With further rain forecast for the rest of the week, prices are at a 30-year low, and growers are set to lose up to €200 per acre.

“Based on these figures, many growers will be taking a hard look at their options for the coming year. Losses on this scale are simply unsustainable.”

Mr McDonnell said one positive feature of this year’s harvest is a significant increase in farm-to-farm trading. Livestock farmers under pressure for fodder are availing of the quality feed available locally.

Agriculture, Fisheries and Food Minister Brendan Smith has already announced a temporary measure to assist Rural Environment Protection Scheme (REPS) farmers affected by current weather conditions.
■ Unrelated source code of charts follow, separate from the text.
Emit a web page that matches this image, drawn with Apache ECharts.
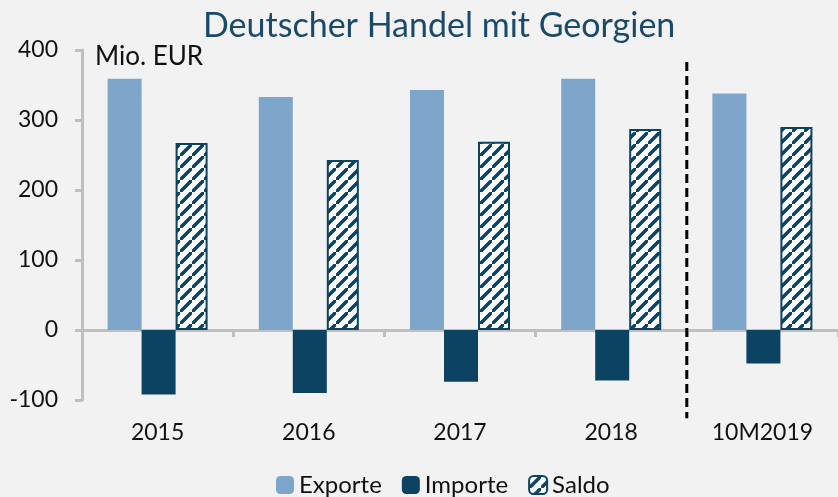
<!DOCTYPE html>
<html>
<head>
<meta charset="utf-8">
<script src="https://cdn.jsdelivr.net/npm/echarts@6/dist/echarts.min.js"></script>
<style>
html,body{margin:0;padding:0;background:#F2F2F2;}
#c{width:838px;height:497px;}
</style>
</head>
<body>
<div id="c"></div>
<script>
const categories = ['2015', '2016', '2017', '2018', '10M2019'];
const exporte = [359, 333, 343, 359, 338];
const importe = [-92, -90, -74, -72, -48];
const saldo = [267, 243, 269, 287, 290];
const yTicks = [-100, 0, 100, 200, 300, 400];

const FONT = 'Lato';
const DARK = '#0C4262';

function stripe() {
  const s = 12;
  const cv = document.createElement('canvas');
  cv.width = s; cv.height = s;
  const g = cv.getContext('2d');
  g.fillStyle = '#ffffff';
  g.fillRect(0, 0, s, s);
  g.strokeStyle = DARK;
  g.lineWidth = 3.5;
  g.beginPath();
  g.moveTo(-s, s * 2); g.lineTo(s * 2, -s);
  g.moveTo(-s * 2, s); g.lineTo(s, -s * 2);
  g.moveTo(0, s * 3); g.lineTo(s * 3, 0);
  g.stroke();
  return cv;
}
const pattern = { image: stripe(), repeat: 'repeat' };

const chart = echarts.init(document.getElementById('c'), null, { renderer: 'canvas' });
chart.setOption({
  backgroundColor: '#F2F2F2',
  animation: false,
  title: {
    text: 'Deutscher Handel mit Georgien',
    left: 198,
    top: 4,
    textStyle: { fontFamily: FONT, fontSize: 34, fontWeight: 'normal', color: '#1A4A6A' }
  },
  legend: {
    bottom: -5,
    left: 271,
    itemWidth: 18,
    itemHeight: 18,
    itemGap: 20,
    textStyle: { fontFamily: FONT, fontSize: 24, color: '#111' },
    data: ['Exporte', 'Importe', 'Saldo']
  },
  grid: { left: 82, right: 0, top: 50, bottom: 97, containLabel: false, outerBoundsMode: 'none' },
  xAxis: {
    type: 'category',
    data: categories,
    axisLine: { onZero: true, lineStyle: { color: '#BFBFBF', width: 3 } },
    axisTick: { show: true, length: 7, lineStyle: { color: '#BFBFBF', width: 3 } },
    axisLabel: { fontFamily: FONT, fontSize: 23, color: '#111', margin: 21 },
    splitLine: { show: false }
  },
  yAxis: {
    type: 'value',
    min: yTicks[0], max: yTicks[yTicks.length - 1], interval: 100,
    axisLine: { show: true, lineStyle: { color: '#BFBFBF', width: 3 } },
    axisTick: { show: true, length: 7, lineStyle: { color: '#BFBFBF', width: 3 } },
    axisLabel: { fontFamily: FONT, fontSize: 23, color: '#111', margin: 24 },
    splitLine: { show: false }
  },
  series: [
    { name: 'Exporte', type: 'bar', data: exporte, barWidth: 34, barGap: '0%',
      itemStyle: { color: '#7EA6CA' } },
    { name: 'Importe', type: 'bar', data: importe, barWidth: 34, barGap: '0%',
      itemStyle: { color: DARK } },
    { name: 'Saldo', type: 'bar', data: saldo, barWidth: 32, barGap: '0%',
      itemStyle: { color: pattern, borderColor: DARK, borderWidth: 2 } }
  ]
});

const x3 = chart.convertToPixel({ xAxisIndex: 0 }, categories[3]);
const x4 = chart.convertToPixel({ xAxisIndex: 0 }, categories[4]);
const xd = (x3 + x4) / 2;
const yTop = chart.convertToPixel({ yAxisIndex: 0 }, 383);
const yBot = chart.convertToPixel({ yAxisIndex: 0 }, -126);
const yMax = chart.convertToPixel({ yAxisIndex: 0 }, yTicks[yTicks.length - 1]);
chart.setOption({
  graphic: [
    { type: 'line', shape: { x1: xd, y1: yTop, x2: xd, y2: yBot },
      style: { stroke: '#000', lineWidth: 3, lineDash: [9, 5] }, z: 10 },
    { type: 'text', left: 95, top: yMax - 6,
      style: { text: 'Mio. EUR', font: '26px ' + FONT, fill: '#111' } }
  ]
});
</script>
</body>
</html>
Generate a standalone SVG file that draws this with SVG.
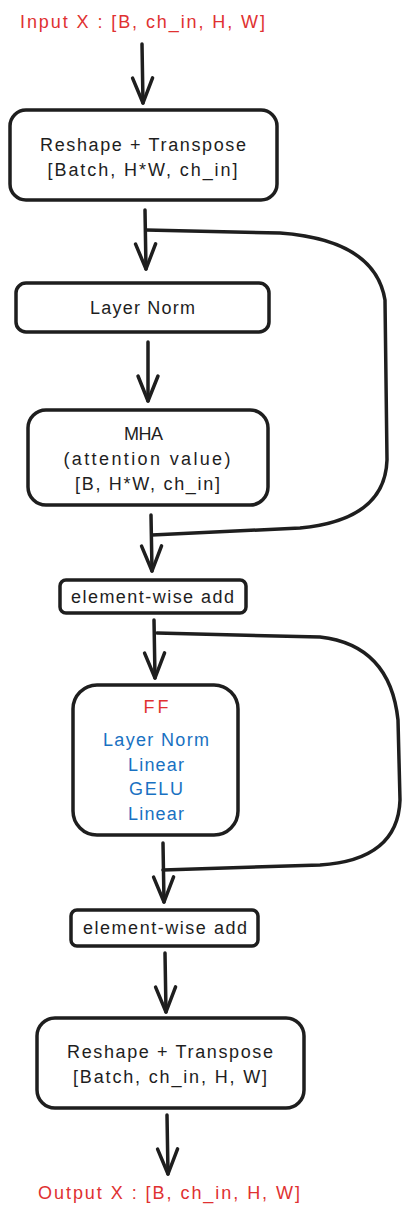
<svg xmlns="http://www.w3.org/2000/svg" width="410" height="1216" viewBox="0 0 410 1216">
<defs>
<style>
.box{fill:#ffffff;stroke:#1e1e1e;stroke-width:3.5}
.t{font-family:"Liberation Sans",Arial,sans-serif;font-size:18px;fill:#1e1e1e;text-anchor:middle}
.red{fill:#e03131}
.blue{fill:#1971c2}
.c{fill:none;stroke:#1e1e1e;stroke-width:3.5;stroke-linecap:round;stroke-linejoin:round}
</style>
<marker id="ah" markerUnits="userSpaceOnUse" viewBox="-30 -15 34 30" markerWidth="34" markerHeight="30" refX="0" refY="0" orient="auto" overflow="visible">
<path d="M-25,-10 L0,0 L-25,10" fill="none" stroke="#1e1e1e" stroke-width="3.5" stroke-linecap="round" stroke-linejoin="round"/>
</marker>
</defs>
<rect width="410" height="1216" fill="#ffffff"/>

<g id="input">
<text class="t red" x="142.5" y="28" textLength="245" lengthAdjust="spacing">Input X : [B, ch_in, H, W]</text>
</g>

<g id="reshape1">
<rect class="box" x="10" y="110" width="267" height="90" rx="16"/>
<text class="t" x="143" y="151" textLength="206" lengthAdjust="spacing">Reshape + Transpose</text>
<text class="t" x="142.5" y="176" textLength="190" lengthAdjust="spacing">[Batch, H*W, ch_in]</text>
</g>

<g id="layernorm">
<rect class="box" x="16" y="283" width="253" height="49" rx="10"/>
<text class="t" x="142.5" y="314" textLength="105" lengthAdjust="spacing">Layer Norm</text>
</g>

<g id="mha">
<rect class="box" x="28" y="410" width="240" height="95" rx="18"/>
<text class="t" x="143.5" y="440" textLength="39" lengthAdjust="spacing">MHA</text>
<text class="t" x="147" y="465" textLength="167" lengthAdjust="spacing">(attention value)</text>
<text class="t" x="147.5" y="490" textLength="145" lengthAdjust="spacing">[B, H*W, ch_in]</text>
</g>

<g id="add1">
<rect class="box" x="60" y="580" width="186" height="33" rx="6"/>
<text class="t" x="152.5" y="603" textLength="163" lengthAdjust="spacing">element-wise add</text>
</g>

<g id="ff">
<rect class="box" x="73" y="685" width="165" height="150" rx="24"/>
<text class="t red" x="156" y="713" textLength="25" lengthAdjust="spacing">FF</text>
<text class="t blue" x="156" y="746" textLength="106" lengthAdjust="spacing">Layer Norm</text>
<text class="t blue" x="156" y="771" textLength="56" lengthAdjust="spacing">Linear</text>
<text class="t blue" x="156" y="795" textLength="54" lengthAdjust="spacing">GELU</text>
<text class="t blue" x="156" y="820" textLength="56" lengthAdjust="spacing">Linear</text>
</g>

<g id="add2">
<rect class="box" x="71" y="910" width="187" height="36" rx="6"/>
<text class="t" x="165" y="934" textLength="164" lengthAdjust="spacing">element-wise add</text>
</g>

<g id="reshape2">
<rect class="box" x="37" y="1018" width="267" height="90" rx="18"/>
<text class="t" x="170" y="1058" textLength="206" lengthAdjust="spacing">Reshape + Transpose</text>
<text class="t" x="170" y="1083" textLength="194" lengthAdjust="spacing">[Batch, ch_in, H, W]</text>
</g>

<g id="output">
<text class="t red" x="169" y="1199" textLength="262" lengthAdjust="spacing">Output X : [B, ch_in, H, W]</text>
</g>

<g id="connectors">
<path class="c" d="M142,44 L143,103" marker-end="url(#ah)"/>
<path class="c" d="M145,210 L146,269" marker-end="url(#ah)"/>
<path class="c" d="M148,342 L148,401" marker-end="url(#ah)"/>
<path class="c" d="M151,515 L152,571" marker-end="url(#ah)"/>
<path class="c" d="M154,620 L155,678" marker-end="url(#ah)"/>
<path class="c" d="M163,843 L164,902" marker-end="url(#ah)"/>
<path class="c" d="M165,953 L166,1012" marker-end="url(#ah)"/>
<path class="c" d="M167,1115 L168,1174" marker-end="url(#ah)"/>
<path class="c" d="M146,230 L280,233 Q375,240 385,300 L387,460 Q385,520 300,528 L152,535"/>
<path class="c" d="M157,633 L320,637 Q390,645 398,720 L400,800 Q398,860 320,865 L163,870"/>
</g>
</svg>
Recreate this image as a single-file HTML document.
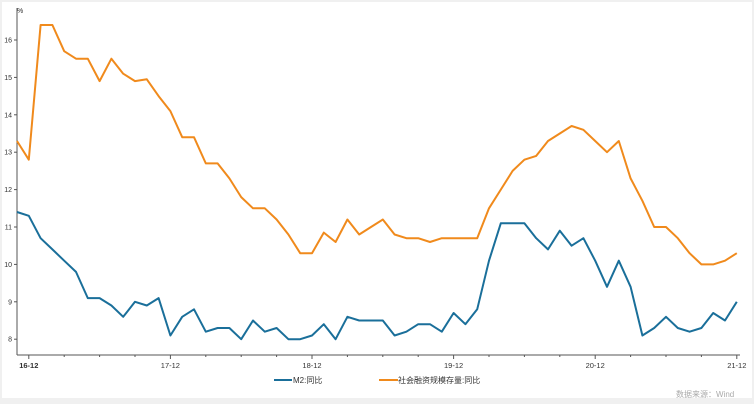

The measure applies to farmers in REPS 3 who are required to have spread all the slurry produced during the winter housing period by yesterday.

“I recognise that the current weather conditions make it difficult for some REPS farmers to get their slurry spread by the end of this month. Indeed the nitrates regulations would rule out spreading in many areas at the moment.

“For that reason, I have agreed to extend the deadline to October 15 which is the deadline in the nitrates regulations themselves and also applies to farmers in REPS 4,” he said.